UPVC - How Long Will it Last?
None of us here in the UK can have failed to notice the increasing use of uPVC in construction and manufacturing. It’s on and in our homes, it’s in our gardens, in our shops, in schools, libraries, council offices – in fact it’s just about everywhere and has been hailed as a maintenance free alternative to wood and metal. Polyvinyl chloride (PVC) is the third most widely produced synthetic plastic polymer on the planet and comes in two basic forms – rigid and flexible. The rigid form is used in construction for pipes, doors and windows and is also used to make bottles, non-food packaging and cards (bank cards, membership cards, etc.). Adding plasticizers makes PVC more flexible so that it can be used in plumbing, electrical cable insulation, fake leather, inflatable products and it’s often used to replace rubber.

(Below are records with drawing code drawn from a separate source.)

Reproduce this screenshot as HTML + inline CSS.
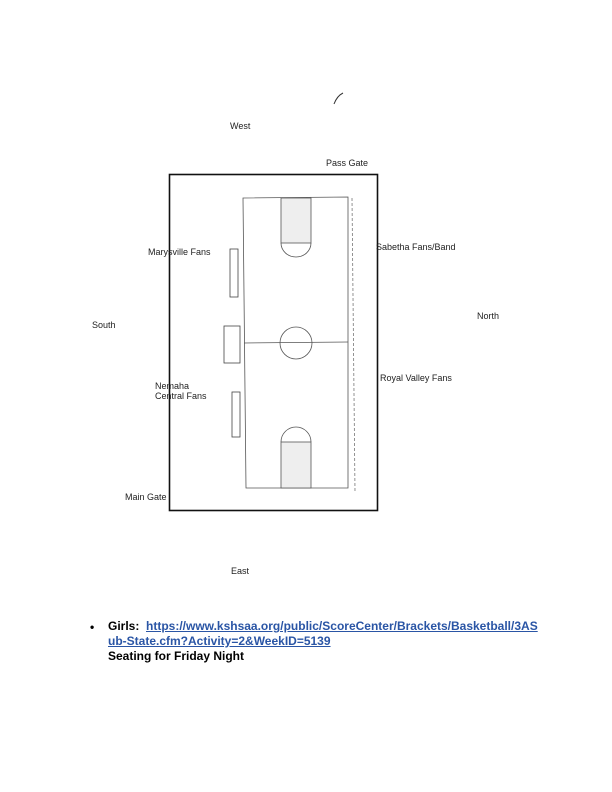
<!DOCTYPE html>
<html><head><meta charset="utf-8"><style>
body{margin:0;width:612px;height:792px;background:#fff;position:relative;font-family:"Liberation Sans",sans-serif;overflow:hidden}
.t{position:absolute;font-size:9px;color:#222;line-height:10px;white-space:nowrap}
.b{position:absolute;font-size:12px;font-weight:bold;color:#000;line-height:15px;white-space:nowrap}
a{color:#2a55a5;text-decoration:underline}
</style></head><body>
<svg width="612" height="792" style="position:absolute;left:0;top:0">
<path d="M334 104 Q337 96 343 93" stroke="#333" fill="none" stroke-width="1"/>
<rect x="169.5" y="174.5" width="208" height="336" fill="none" stroke="#111" stroke-width="1.6"/>
<polygon points="243,198 348,197 348,488 246,488" fill="none" stroke="#555" stroke-width="0.8"/>
<line x1="244" y1="343" x2="348" y2="342" stroke="#555" stroke-width="0.8"/>
<circle cx="296" cy="343" r="16" fill="none" stroke="#555" stroke-width="0.8"/>
<rect x="281" y="198" width="30" height="45" fill="#eee" stroke="#555" stroke-width="0.8"/>
<path d="M281 243 A15 14 0 0 0 311 243" fill="none" stroke="#555" stroke-width="0.8"/>
<rect x="281" y="442" width="30" height="46" fill="#eee" stroke="#555" stroke-width="0.8"/>
<path d="M281 442 A15 15 0 0 1 311 442" fill="none" stroke="#555" stroke-width="0.8"/>
<line x1="352" y1="198" x2="355" y2="492" stroke="#777" stroke-width="0.8" stroke-dasharray="3,2"/>
<rect x="230" y="249" width="8" height="48" fill="#fff" stroke="#444" stroke-width="0.8"/>
<rect x="224" y="326" width="16" height="37" fill="#fff" stroke="#444" stroke-width="0.8"/>
<rect x="232" y="392" width="8" height="45" fill="#fff" stroke="#444" stroke-width="0.8"/>
</svg>
<div class="t" style="left:230px;top:121px">West</div>
<div class="t" style="left:326px;top:158px">Pass Gate</div>
<div class="t" style="left:148px;top:247px">Marysville Fans</div>
<div class="t" style="left:376px;top:242px">Sabetha Fans/Band</div>
<div class="t" style="left:92px;top:320px">South</div>
<div class="t" style="left:477px;top:311px">North</div>
<div class="t" style="left:155px;top:381px">Nemaha<br>Central Fans</div>
<div class="t" style="left:380px;top:373px">Royal Valley Fans</div>
<div class="t" style="left:125px;top:492px">Main Gate</div>
<div class="t" style="left:231px;top:566px">East</div>
<div class="b" style="left:90px;top:620px">•</div>
<div class="b" style="left:108px;top:619px">Girls:&nbsp; <a>https://www.kshsaa.org/public/ScoreCenter/Brackets/Basketball/3AS</a><br><a>ub-State.cfm?Activity=2&amp;WeekID=5139</a><br>Seating for Friday Night</div>
</body></html>
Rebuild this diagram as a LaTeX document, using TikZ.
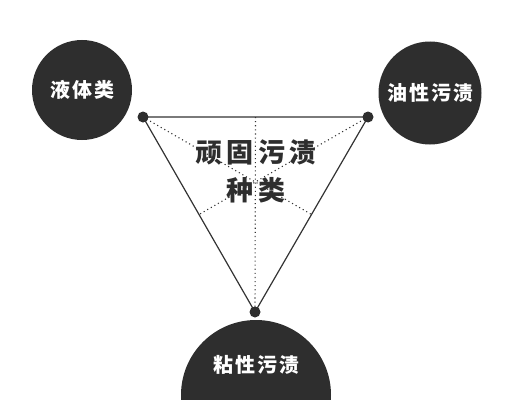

uPVC is a rigid PVC that’s been eagerly adopted by the building industry as a low maintenance material and it comes in a wide range of colours and finishes, allowing it to be tailored to a variety of applications. uPVC can be manufactured with a photo-effect wood finish, enabling it to offer an aesthetically pleasing substitute for timber in many cases – it’s used for doors, window frames and sills, fascia, siding and weatherboarding. It’s also used to replace the use of cast iron for plumbing and drainage work and is used for waste pipes, plastic drainpipes, plastic gutters and downspouts.
uPVC has a strong resistance to chemical, sunlight and oxidation from water, which is why this material has increased in popularity so rapidly in recent years. It doesn’t fade in the sun, doesn’t rot or corrode and appears to need no maintenance other than regular cleaning.
PVC is made from petroleum and can be recycled up to seven times, giving it a lifespan of about 140 years. In the recycling process, PVC is ground into small chips, the impurities are removed and the product is then refined to make pure white PVC. Here in the UK, we recycle around 400 tons of PVC every month through a network of nationwide collection depots. This means that uPVC is a great choice when it comes to sustainability – when a product fabricated from PVC reaches the end of its life, it can be recycled into something new and useful. This is becoming an increasingly important issue as we try to address the problem of global warming and the effect that has on our planet.
When it comes to uPVC being used in construction for window frames, gutters, doors, pipes, etc., there are PVC window frames that were installed as long as 40 years ago which are still going strong and looking good. Timber frames installed at the same time may still be in service, but they will have required constant and regular maintenance over the years – sanding and repainting on a regular basis and, in some cases, replacement or partial replacement.
This means that having uPVC windows and doors installed will offer the householder a long term solution that requires very little in the way of upkeep, just a regular clean with soap and water a couple of times a year.